Standard 4:
Economics
Students will use a variety of intellectual skills to demonstrate their understanding of how the United States and other societies develop economic systems and associated institutions to allocate scarce resources, how major decision-making units function in the United States and other national economies, and how an economy solves the scarcity problem through market and nonmarket mechanisms.
Key Idea
Economics requires the development and application of the skills needed to make informed and well-reasoned economic decisions in daily and national life.
PI
Students present economic information and conclusions in different formats, including graphic representations, computer models, research reports, and oral presentations.
Students identify, locate, and evaluate economic information from standard reference works, newspapers, periodicals, computer databases, monographs, textbooks, government publications, and other primary and secondary sources.
Students apply a problem-solving model to identify economic problems or issues, generate hypotheses, test hypotheses, investigate and analyze selected data, consider alternative solutions or positions, and make decisions about the best solution or position.
Students use economic information by identifying similarities and differences in trends; inferring relationships between various elements of an economy: organizing and arranging information in charts, tables, and graphs; extrapolating and making conclusions about economic questions, issues, and problems.
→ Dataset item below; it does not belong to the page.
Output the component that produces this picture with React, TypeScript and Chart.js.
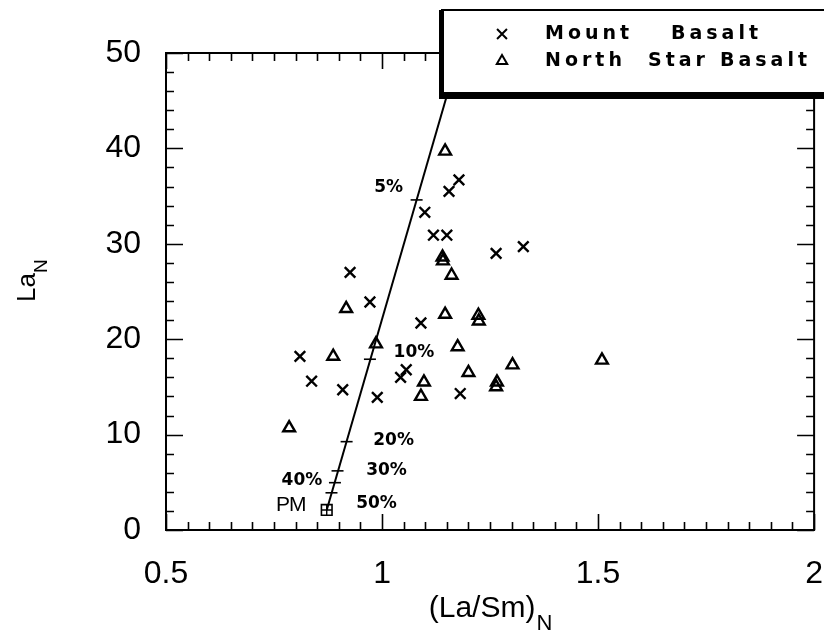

The study of economics requires an understanding of major economic concepts and systems, the principles of economic decision making, and the interdependence of economies and economic systems throughout the world.
PI
Students understand the roles in the economic system of consumers, producers, workers, investors, and voters.
Students define and apply basic economic concepts such as scarcity, supply/demand, opportunity costs, production, resources, money and banking, economic growth, markets, costs, competition, and world economic systems.
Students compare and contrast the United States economic system with other national economic systems, focusing on the three fundamental economic questions.
Students analyze the effectiveness of varying ways societies, nations, and regions of the world attempt to satisfy their basic needs and wants by utilizing scarce resources.